The protocol’s security relies on the difficulty of the Discrete Logarithm Problem (DLP) and the properties of commutative exponentiation in a finite field.

Blinding Operation

Given:

• Hash $h \in \mathbb{Z}_p$
• Client secret $x$
• Server secret $y$

The blinding transformation is:

$$h \xrightarrow[\text{client}]{} h^x \pmod p \xrightarrow[\text{server}]{} (h^x)^y \equiv h^{xy} \pmod p$$

Commutativity Property

The protocol exploits the commutativity of exponents:

$$(h^x)^y \equiv h^{xy} \equiv (h^y)^x \pmod p$$

This allows the client to obtain $h^y$ by applying the inverse of their secret ($x^{-1}$) to the returned value:

$$(h^{xy})^{x^{-1}} \equiv h^{xy \cdot x^{-1}} \equiv h^{y \cdot 1} \equiv h^y \pmod p$$

The server computes $h_i^y$ for each candidate hash in the database. The client can then safely compare their computed $h^y$ against the list $\{h_1^y, h_2^y, \dots\}$.

Security Properties

Client Privacy: The server observes only $h^x$. Recovering $h$ (or $x$) from $h^x$ requires solving the Discrete Logarithm Problem, which is computationally hard. The server cannot perform dictionary attacks on the user’s query.

Database Protection: The client receives only server-blinded values $\{h_1^y, h_2^y, \dots\}$. Without knowledge of $y$, the client cannot recover the original hashes $\{h_1, h_2, \dots\}$. This prevents the client from harvesting the database.

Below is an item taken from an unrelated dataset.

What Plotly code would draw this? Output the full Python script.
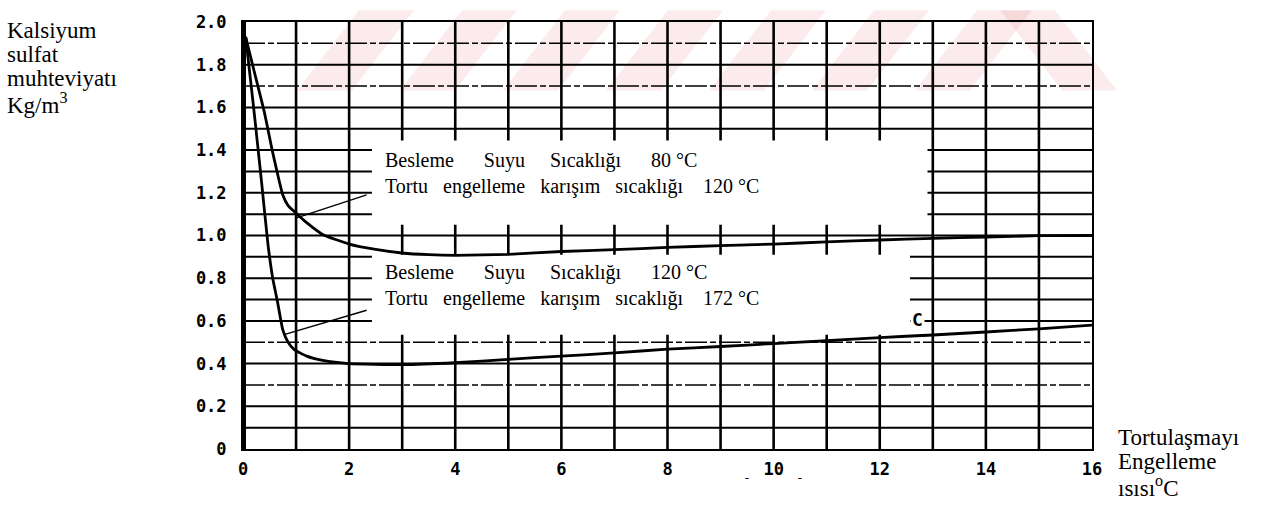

Unlinkability & Forward Secrecy: Both the client ($x$) and server ($y$) generate fresh secrets for each session. This ensures that even if traffic is intercepted and stored, it cannot be decrypted later if the server is compromised (Forward Secrecy). Additionally, because $y$ changes every time, the list of candidates $\{h_1^y, h_2^y...\}$ appears completely random in every session, preventing the client from correlating results across multiple queries.

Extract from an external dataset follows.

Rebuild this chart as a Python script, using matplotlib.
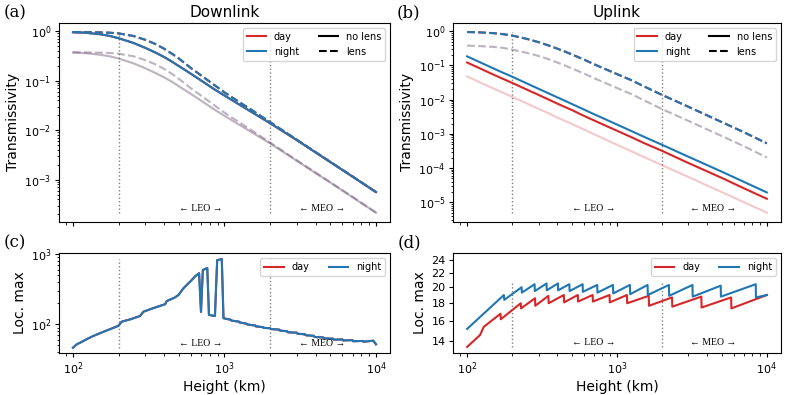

Implementation Considerations

Secret Generation

Both client and server secrets must be cryptographically random and large:

// Generate 256-bit cryptographic secret
const generateSecret = (): BigInteger => {
  const bytes = crypto.getRandomValues(new Uint8Array(32));

  let x = bigInt(0);
  for (const byte of bytes) {
    x = x.shiftLeft(8).add(byte);
  }

  // Force the secret to be Odd.
  //
  // The client must compute the modular inverse x^-1 to unblind
  // the response. If x is even, it shares a factor of 2 with the modulus (p-1),
  // making the inverse undefined.
  //
  // If y is even, the exponentiation h^y is not a bijection
  // (it maps h and -h to the same value). This creates collisions where valid
  // safe passwords could falsely match compromised hashes.
  x = x.or(1);

  return x;
};

Database Design

Efficient breach checking requires proper indexing. We assume a production-scale database:

model LeakedPassword {
  id          String   @id @default(uuid())
  hash        String
  prefix      String
  breachId    String

  @@index([prefix])
  @@unique([hash, breachId])
}

The prefix index enables $O(\log n)$ lookup performance. For a production-scale database of 500 million hashes with 3-byte prefixes ($2^{24}$ possible values), each prefix bucket contains approximately $500,000,000 \div 16,777,216 \approx 30$ hashes on average.

Network Efficiency

Typical request/response size:

• Request: ~67 bytes (64-byte blinded hash + 3-byte prefix)
• Response: Variable, ~64 bytes per candidate + 64 bytes for client’s double-blinded hash

With this distribution, a prefix lookup typically retrieves 10–50 candidates, resulting in approximately 1–3 KB responses. This balances network efficiency with a sufficiently large anonymity set.

Limitations

Prefix Information Leakage: The protocol reveals the $k$-byte prefix to the server. While this limits the search space, the server still cannot determine the exact hash within that bucket without breaking DLP.

Server Trust: The protocol assumes the server correctly applies its secret $y$. A malicious server could return random noise or omit specific breaches.

Computational Overhead and Key Management: The protocol uses an ephemeral server secret $y$ for each session to ensure forward secrecy. This requires the server to perform dynamic modular exponentiation for every candidate hash in the prefix bucket. A practical solution involves key rotation with caching, where the server uses a secret $y$ for a fixed time window. This allows the server to cache the blinded database values $\{h_i^y\}$ for that duration, reducing CPU load while preserving forward secrecy for past windows.

Conclusion

Privacy-preserving password leak detection represents a critical balance between security utility and user privacy. The blind exponentiation protocol demonstrates that effective breach checking does not require exposing password hashes or enabling database compromise.

By separating the concepts of “checking for leaks” and “learning leaked passwords,” we create a system where:

• Users discover if their specific password is compromised.
• The service provider operates a useful security tool.
• Neither party gains the ability to attack the other’s sensitive data.